> [STATED TASK]: Your task is to copy the listing exactly, with the pictures left out.

> [COLLECTED MATERIAL]:
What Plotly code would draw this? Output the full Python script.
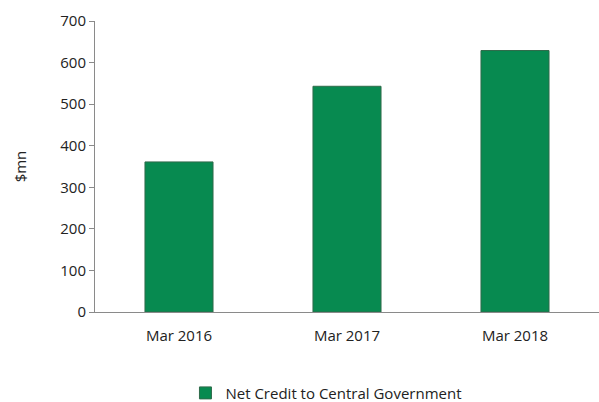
import plotly.graph_objects as go

categories = ["Mar 2016", "Mar 2017", "Mar 2018"]
values = [361, 543, 629]
series_name = "Net Credit to Central Government"
y_ticks = [0, 100, 200, 300, 400, 500, 600, 700]

fig = go.Figure()
fig.add_trace(go.Bar(
    x=categories, y=values, name=series_name,
    marker=dict(color="#078a50", line=dict(color="#2f6b4b", width=1)),
    width=0.405,
))

font = "Open Sans, Noto Sans, sans-serif"
fig.update_layout(
    width=599, height=402,
    margin=dict(l=95, r=0, t=21, b=90),
    plot_bgcolor="white", paper_bgcolor="white",
    font=dict(family=font, size=15, color="#222"),
    showlegend=True,
    legend=dict(orientation="h", xref="container", x=0.545, xanchor="center",
                yref="container", y=0.022, yanchor="middle",
                font=dict(size=15), itemwidth=30),
    bargap=0.6,
)
fig.update_xaxes(
    showline=True, linecolor="#8a8a8a", linewidth=1,
    ticks="", showgrid=False, tickfont=dict(size=15), ticklabelstandoff=10,
)
fig.update_yaxes(
    range=[0, 700], tickvals=y_ticks, showline=True, linecolor="#8a8a8a", linewidth=1,
    ticks="outside", ticklen=5, tickcolor="#8a8a8a", showgrid=False, zeroline=False,
    title=dict(text="$mn", standoff=30, font=dict(size=15)), tickfont=dict(size=15),
)
fig.write_html("out.html")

> [CORRECT ANSWER]:
What Plotly code would draw this? Output the full Python script.
import plotly.graph_objects as go

categories = ["Mar 2016", "Mar 2017", "Mar 2018"]
values = [361, 543, 629]
series_name = "Net Credit to Central Government"
y_ticks = [0, 100, 200, 300, 400, 500, 600, 700]

fig = go.Figure()
fig.add_trace(go.Bar(
    x=categories, y=values, name=series_name,
    marker=dict(color="#078a50", line=dict(color="#2f6b4b", width=1)),
    width=0.405,
))

font = "Open Sans, Noto Sans, sans-serif"
fig.update_layout(
    width=599, height=402,
    margin=dict(l=95, r=0, t=21, b=90),
    plot_bgcolor="white", paper_bgcolor="white",
    font=dict(family=font, size=15, color="#222"),
    showlegend=True,
    legend=dict(orientation="h", xref="container", x=0.545, xanchor="center",
                yref="container", y=0.022, yanchor="middle",
                font=dict(size=15), itemwidth=30),
    bargap=0.6,
)
fig.update_xaxes(
    showline=True, linecolor="#8a8a8a", linewidth=1,
    ticks="", showgrid=False, tickfont=dict(size=15), ticklabelstandoff=10,
)
fig.update_yaxes(
    range=[0, 700], tickvals=y_ticks, showline=True, linecolor="#8a8a8a", linewidth=1,
    ticks="outside", ticklen=5, tickcolor="#8a8a8a", showgrid=False, zeroline=False,
    title=dict(text="$mn", standoff=30, font=dict(size=15)), tickfont=dict(size=15),
)
fig.write_html("out.html")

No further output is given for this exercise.